At one point I actually smelled sewer gas in the bathroom (not of my own making!), and maybe the toilet situation has something to do with it.

And finally, I found, last night, some sort of capsule - i.e. drug - in the safe drawer, just behind the safe. It kind of rolls around in there which is why Denise didn't spot it.

I really want to like it here in my first MGM stay, but these things are off putting for a discerning Flusher, who knows how to drink 'challenging' red wine now!

One of the key things to try here was the Lion's Share slot with the $2.3M progressive, that is waiting to be won for some 15 years or more. Down I went. And that fucker gobbled up $101 like it was a small mammal. Another $101 netted me 25 minutes of play, so I got to enjoy my cheap cigar, have a vodka, and play the thing.

Next stop, the high-limit room for some dollar VP. And $100 netted me a quad, which got me to $200, and a nose-dive down to zero.

A few $20s in some quarter machines and I became very angry. I'd blown through all my profits from EnWynn.

Shit. Hell. Shit hell.

Regrouping in the room, I thought, well, I could lock in a profit by having a few drinks and not gambling. I thought this. Yes, I did. But my stupid body had other ideas, forcing me over to the safe, forcing me to remove, like a gamble-zombie, a couple of hundys from my stash.

I would be disciplined. I would play only quarters. I would play only low-volatility stuff.
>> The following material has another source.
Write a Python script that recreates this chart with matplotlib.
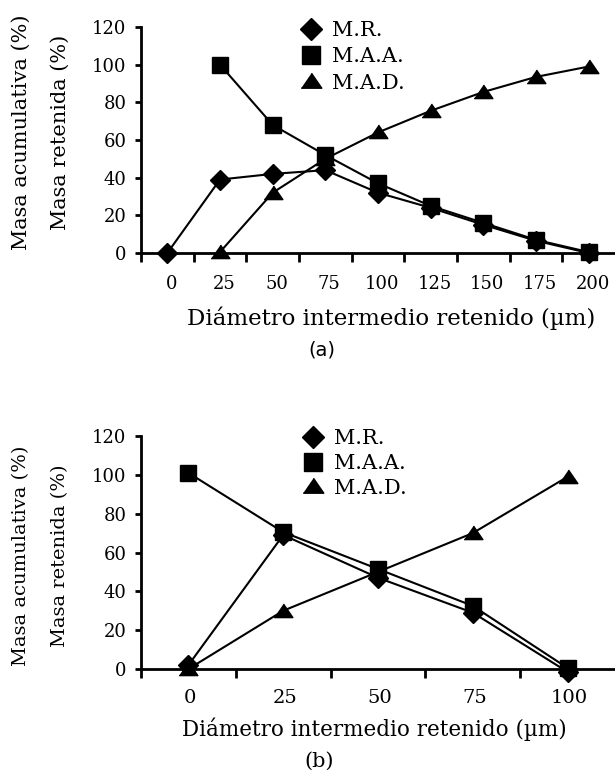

Broke the $200 into twenties and played a couple, and then headed off to the buffet for dinner, where I ate way too much crappy food. This buffet is NOT worth $30. The food was sad. So many things looked old, cold, and oversold. C'mon MGM, you can do better.

Is this the quality you charge $30 for MGM?

Delicious little cheesecakey things, and some rock candy
With a few twenties left, and on the verge of pushing the day from a $460 win to a losing day (snatching degeneracy from the jaws of savvy, as it were) I proceeded to find the highest volatility quarter VP games I could find. I settled on one that pays $500 for 2s, 3s or 4s with kicker and a cool $1000 (see how I did that, there?) for Aces with kicker. You can guess what I was shooting for.

As an aside, this machine has a game I've never seen anywhere else - Tens or Better. Strange, eh?

Okay, so, actually, I did hit quad 3s - but no kicker. Dammit!!! So close!!!

I had a good stake now though to pursue my dream and before very long, I nailed it!!!

$500 for the Flusher!
Finished the day up $460 (exactly what I lost yesterday!) and putting me at a loss of $290 for the trip so far.

One little Royal and I'm over the top. But where is it????


    1. It used to be that 10's or better was a playable game. Not sure what has been done with the pay table to make it in the MGM.

    2. Last time I stayed at MGM, I found a dirty blue latex glove next to the toilet. After bringing this to their attention, I got absolutely nothing. So, consider yourself a more valued guest than I was, and enjoy your $50 and your bonus pill from the safe. :)

    3. Flusher! Very savvvvvy play on the deuces with the kicker - Thanks for sharing the pics! What kind of pill was it - list the numbers/letters and someone (me) can look it up, if you'd like?

    4. Good job Flusher! Life is better with a kicker!

    5. Hi. It's the young woman from telecom. I told you I would visit your blog, Haha. So sorry to hear about the headphones. Just tell me when you're coming back and I will gladly help you!